Capturing a Moment of Beauty at its Peak | Yuzuki Nakanishi Interview


Yuzuki Nakanishi "The Organ that never sleeps" (2023, 73.0 × 91.0 cm, paint on canvas)

The Whitestone Ginza New Gallery is holding a group exhibition entitled "Dimensions II" featuring the works of six gifted young artists, as a project to nurture the future of contemporary art. Its goal is to discover new talent and create opportunities for their presentation. And by exhibiting the works of several artists in the same space, it aims to bring new perspectives for both the viewers and the artists themselves.

For this exhibition, we conducted interviews with the six participating artists in order to reveal their inner worlds. We asked them the same set of questions to find out how they developed their current artistic expressions, and unravel the relationship between art and modern society as depicted in their artworks.

Breaking Down the Notions and Conventions of Art

Group Exhibition of Gifted Artists: Dimensions II

1. What inspired your journey as an artist, and what continues to fuel your creative passion?

ー I originally wanted to be an illustrator, so I started learning drawing when I was in junior high school, which became my entry into the world of art. But by the time I was in high school, I realized that I was more fascinated with oil painting than with drawing. As I began making paintings, I found it very exciting to have the freedom to overturn the conventions that usually get instilled during one's first steps in art, embracing ideas like "painters don't need to use a paintbrush", or that "I don't have to use oil paints despite being in the oil painting course".

2. What do you think are the characteristics that define your artworks?

ー The way I capture the flowing colors at their most beautiful moment, which arises completely by chance.

Yuzuki Nakanishi "Warm Current" (2023, 65.3 × 53.0 cm, paint on canvas)

3. Your artwork entitled "Warm Current" is a key visual of the exhibition. What kind of work is it?

ー I created "Warm Current" in the image of Japan's Kuroshio and Oyashio Currents. I think it evokes images of the countless fish swimming with these currents. The ocean is a vast and mystical place, and visiting it can give you a lot of spiritual energy. For me personally, the strange feeling of elation I get after going on a cruise or ferry ride remains fresh in my memory. I hope that the people who come to the exhibition get to feel the vitality of the ocean from the bright and beautiful colors of this painting.

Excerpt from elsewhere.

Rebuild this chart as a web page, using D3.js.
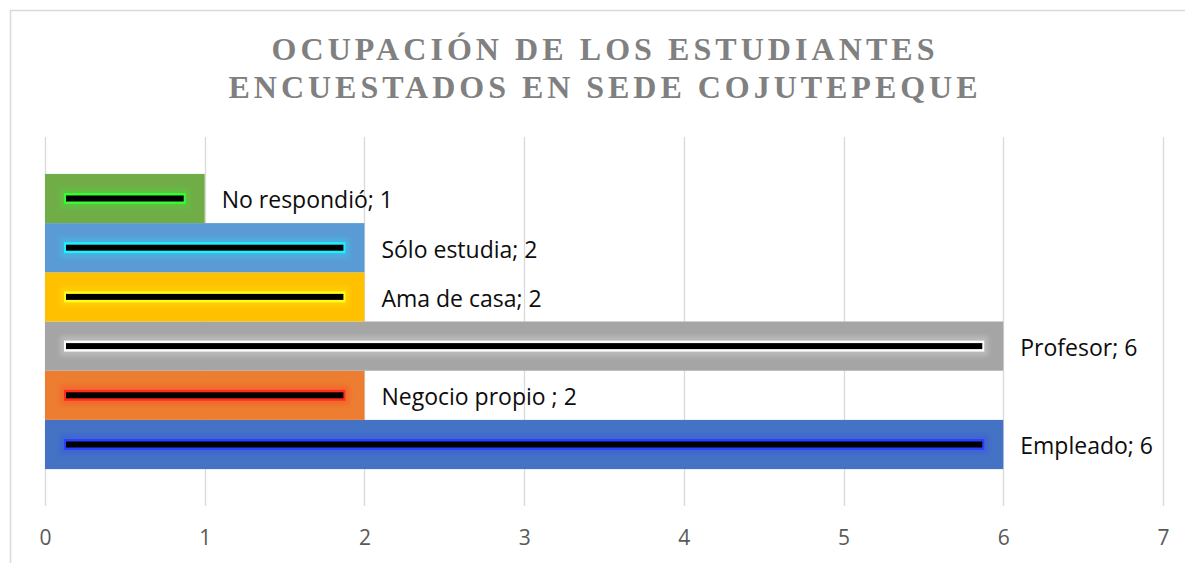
<!DOCTYPE html>
<html>
<head>
<meta charset="utf-8">
<script src="https://cdn.jsdelivr.net/npm/d3@7"></script>
<style>
  html, body { margin: 0; padding: 0; background: #fff; }
  svg { display: block; }
</style>
</head>
<body>
<svg id="chart" width="1185" height="563"></svg>
<script>
// Series of the survey: one bar per occupation (first series drawn at the bottom)
const seriesNames = ["Empleado", "Negocio propio ", "Profesor", "Ama de casa", "Sólo estudia", "No respondió"];
const seriesValues = [6, 2, 6, 2, 2, 1];
const seriesColors = ["#4472C4", "#ED7D31", "#A5A5A5", "#FFC000", "#5B9BD5", "#70AD47"];
const glowColors = ["#2a3dff", "#ff2a1a", "#ffffff", "#ffff1a", "#19f5ff", "#33ff33"];
const xTicks = [0, 1, 2, 3, 4, 5, 6, 7];
const titleLines = ["OCUPACIÓN DE LOS ESTUDIANTES", "ENCUESTADOS EN SEDE COJUTEPEQUE"];

const W = 1185, H = 563;
const plot = { left: 45, right: 1163, top: 137, bottom: 506 };

const svg = d3.select("#chart");

// soft glow used by the inner bevel lines
const defs = svg.append("defs");
defs.append("filter").attr("id", "soft").attr("x", "-20%").attr("y", "-200%")
  .attr("width", "140%").attr("height", "500%")
  .append("feGaussianBlur").attr("stdDeviation", 2);

// chart frame
svg.append("rect")
  .attr("x", 10.5).attr("y", 10.5)
  .attr("width", W).attr("height", H)
  .attr("fill", "#fff").attr("stroke", "#d9d9d9").attr("stroke-width", 1.5);

// title
const title = svg.append("g");
const titleWidths = [663, 749];
titleLines.forEach((t, i) => {
  title.append("text")
    .attr("x", 603 - titleWidths[i] / 2)
    .attr("y", 60 + i * 37.5)
    .attr("textLength", titleWidths[i])
    .attr("lengthAdjust", "spacing")
    .attr("font-family", "'Liberation Serif', 'Times New Roman', serif")
    .attr("font-weight", "bold")
    .attr("font-size", 32)
    .attr("fill", "#808080")
    .text(t);
});

const x = d3.scaleLinear().domain([0, 7]).range([plot.left, plot.right]);

const order = seriesNames.map((d, i) => i).reverse();
const y = d3.scaleBand()
  .domain(order)
  .range([plot.top, plot.bottom])
  .paddingInner(0)
  .paddingOuter(0.75);

// gridlines
svg.append("g")
  .selectAll("line")
  .data(xTicks)
  .join("line")
  .attr("x1", d => Math.round(x(d)) + 0.5)
  .attr("x2", d => Math.round(x(d)) + 0.5)
  .attr("y1", plot.top)
  .attr("y2", plot.bottom)
  .attr("stroke", "#d9d9d9")
  .attr("stroke-width", 1.3);

// x axis labels
const axis = d3.axisBottom(x).tickValues(xTicks).tickSize(0).tickPadding(0).tickFormat(d3.format("d"));
const axisG = svg.append("g")
  .attr("transform", `translate(0,${plot.bottom})`)
  .call(axis);
axisG.select(".domain").remove();
axisG.selectAll("text")
  .attr("y", 39)
  .attr("dy", 0)
  .attr("font-family", "'Open Sans', sans-serif")
  .attr("font-size", 21)
  .attr("fill", "#595959");

// bars
const bars = svg.append("g")
  .selectAll("g")
  .data(seriesNames.map((name, i) => ({ name, value: seriesValues[i], i })))
  .join("g");

bars.append("rect")
  .attr("x", x(0))
  .attr("y", d => y(d.i))
  .attr("width", d => x(d.value) - x(0))
  .attr("height", y.bandwidth())
  .attr("fill", d => seriesColors[d.i]);

const cy = d => y(d.i) + y.bandwidth() / 2;

// inner bevel line with glow
bars.append("rect")
  .attr("x", x(0) + 15)
  .attr("y", d => cy(d) - 10)
  .attr("width", d => x(d.value) - x(0) - 30)
  .attr("height", 20)
  .attr("fill", d => glowColors[d.i])
  .attr("opacity", 0.22)
  .attr("filter", "url(#soft)");

bars.append("rect")
  .attr("x", x(0) + 19)
  .attr("y", d => cy(d) - 5.5)
  .attr("width", d => x(d.value) - x(0) - 38)
  .attr("height", 11)
  .attr("fill", d => glowColors[d.i])
  .attr("opacity", 0.95);

bars.append("rect")
  .attr("x", x(0) + 21)
  .attr("y", d => cy(d) - 3)
  .attr("width", d => x(d.value) - x(0) - 42)
  .attr("height", 6)
  .attr("fill", "#000");

// data labels
bars.append("text")
  .attr("x", d => x(d.value) + 17)
  .attr("y", d => cy(d))
  .attr("dy", "0.43em")
  .attr("font-family", "'Open Sans', sans-serif")
  .attr("font-size", 23)
  .attr("fill", "#0d0d0d")
  .text(d => `${d.name}; ${d.value}`);
</script>
</body>
</html>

4. Are there any artists or artworks that influenced you? What do you like about them?

Kazuo Shiraga. I like the ambiance given off by his paintings, with intense brush strokes and colors that remain undiminished even if you look at it from a book. I remember feeling my body temperature rise when I saw Kazuo Shiraga's art book in a library one day. I had never felt that much excitement from seeing an art book before.

Group Exhibition of Gifted Artists: Dimensions II

5. What does "art" mean to you?

ー I have been drawing for as long as I can remember, and now I lead a life with a career in illustration, while also creating paintings as an artist. With a life like this, art for me is an extension of the dreams I had as a child, and is also an indispensable part of my daily life, much the same as breathing, eating, and sleeping.

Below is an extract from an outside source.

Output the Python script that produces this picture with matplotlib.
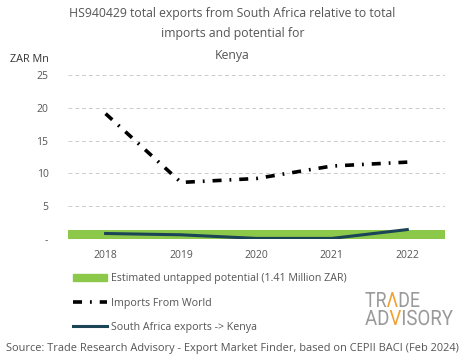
import matplotlib.pyplot as plt
import matplotlib.patches as mpatches
import matplotlib.lines as mlines
from matplotlib.font_manager import FontProperties
from matplotlib.textpath import TextPath, text_to_path
from matplotlib.transforms import Affine2D, IdentityTransform
import numpy as np

years = ["2018", "2019", "2020", "2021", "2022"]
imports_world = [19.1, 8.6, 9.2, 11.1, 11.7]
sa_exports = [0.8, 0.6, 0.05, 0.05, 1.4]
potential = [1.41, 1.41, 1.41, 1.41, 1.41]

grey = "#555555"
green = "#8cc94b"
navy = "#1b4457"
orange = "#f0a030"
logo_grey = "#9a9a9a"
dashdot = (0, (2.5, 2.2, 0.5, 2.2))

plt.rcParams["font.family"] = ["Open Sans", "DejaVu Sans"]

fig = plt.figure(figsize=(4.65, 3.59), dpi=100)
ax = fig.add_axes([0.146, 0.335, 0.811, 0.456])

x = np.arange(len(years))
ax.bar(x, potential, width=1.0, color=green, zorder=2)
ax.plot(x, imports_world, color="black", lw=2.6, linestyle=dashdot, zorder=3)
ax.plot(x, sa_exports, color=navy, lw=2.2, zorder=4)

ax.set_xlim(-0.5, 4.5)
ax.set_ylim(0, 25)
ax.set_yticks([0, 5, 10, 15, 20, 25])
ax.set_yticklabels(["-", "5", "10", "15", "20", "25"])
ax.set_xticks(x)
ax.set_xticklabels(years)
ax.tick_params(length=0, labelsize=7.5, colors=grey, pad=8)
ax.tick_params(axis="y", pad=14)
ax.grid(axis="y", color="#cccccc", linestyle=(0, (4, 3)), lw=0.7, zorder=0)
for s in ax.spines.values():
    s.set_visible(False)

fig.text(0.5, 0.963, "HS940429 total exports from South Africa relative to total",
         ha="center", va="center", fontsize=8.8, color=grey)
fig.text(0.5, 0.908, "imports and potential for",
         ha="center", va="center", fontsize=8.8, color=grey)
fig.text(0.5, 0.845, "Kenya", ha="center", va="center", fontsize=8.8, color=grey)
fig.text(0.022, 0.833, "ZAR Mn", ha="left", va="center", fontsize=7.8, color="#333333")

handles = [
    mpatches.Patch(color=green, label="Estimated untapped potential (1.41 Million ZAR)"),
    mlines.Line2D([], [], color="black", lw=2.6, linestyle=dashdot,
                  label="Imports From World"),
    mlines.Line2D([], [], color=navy, lw=2.2, label="South Africa exports -> Kenya"),
]
leg = fig.legend(handles=handles, loc="upper left", bbox_to_anchor=(0.148, 0.251),
                 frameon=False, fontsize=7.7, labelspacing=1.25, handlelength=3.2,
                 handletextpad=0.35, borderaxespad=0)
for t in leg.get_texts():
    t.set_color(grey)

# logo: narrow letters drawn as paths, squeezed to fit the box in pixels
logo_font = FontProperties(family=["Roboto", "DejaVu Sans"], weight="normal", size=10)


def logo_row(parts, x0, baseline, width, cap_h):
    advances = [text_to_path.get_text_width_height_descent(t, logo_font, ismath=False)[0]
                for t, _ in parts]
    sy = cap_h / (0.711 * 10)
    sx = width / sum(advances)
    xpos = x0
    for (txt, col), adv in zip(parts, advances):
        path = TextPath((0, 0), txt, prop=logo_font)
        tr = Affine2D().scale(sx, sy).translate(xpos, baseline) + IdentityTransform()
        fig.add_artist(mpatches.PathPatch(path, transform=tr, color=col, lw=0))
        xpos += adv * sx


logo_row([("TR", logo_grey), ("\u039b", orange), ("DE", logo_grey)], 365, 52, 55, 15)
logo_row([("AD", logo_grey), ("V", orange), ("ISORY", logo_grey)], 365, 34, 88, 15)

fig.text(0.5, 0.03, "Source: Trade Research Advisory - Export Market Finder, based on CEPII BACI (Feb 2024)",
         ha="center", va="center", fontsize=7.9, color=grey)

fig.savefig("out.png", dpi=100)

6. What are your expectations from this group exhibition?

ー Ever since I graduated from university, I have had considerably less opportunities to talk with different kinds of artists. Which is why through this group exhibition and interviews, I want to talk a lot with the other artists face to face and hear their stories.

7. What are your plans for the future?

ー In the future, I hope to do an exhibition overseas, and learn about the work that other artists do in other countries. Right now, I am most interested in American art.

Yuzuki Nakanishi "The Good with the Bad #4" (2023, 65.3 × 45.5 cm, paint on canvas)

Yuzuki Nakanishi's fluid art captures onto canvas a spontaneous moment in the life of paint. Their ephemeral beauty is sure to catch the eyes of the viewers and give a sense of elation that feels like the start of a new timeline.

The "Group Exhibition of Gifted Artists: Dimensions II" will run until October 21, 2023. If you can't make it in person, don't worry! You can explore the exhibition anytime online through the Whitestone Gallery Online Store.

View exhibition details »

Yuzuki Nakanishi "Discrepancy" (2023, 41.5 × 31.8 cm, paint on canvas)

Born in Hokkaido in 2001, Yuzuki Nakanishi graduated from Tokyo Zokei University with a major in Fine Arts in 2022. In the same year, she participated in “the 24th Mitsui Fudosan Retail Management Office Exhibition”. In 2023, her work was selected at the “Tokyo Five Art Colleges’ Degree Show” (the National Art Center). Nakanishi chooses the colors according to the mood of each time, and estimates fluidity and eventuality of the paints as the primary goal. Although she says ‘when the work is completed, the title curiously rises to the surface as if it was the matter of course’, what is reflected in this kind of improvisasional one-shot should be the inevitable product of her own aesthetic framework arising from daily life. Nakanishi is the artist who embodies the possibility of fluid art.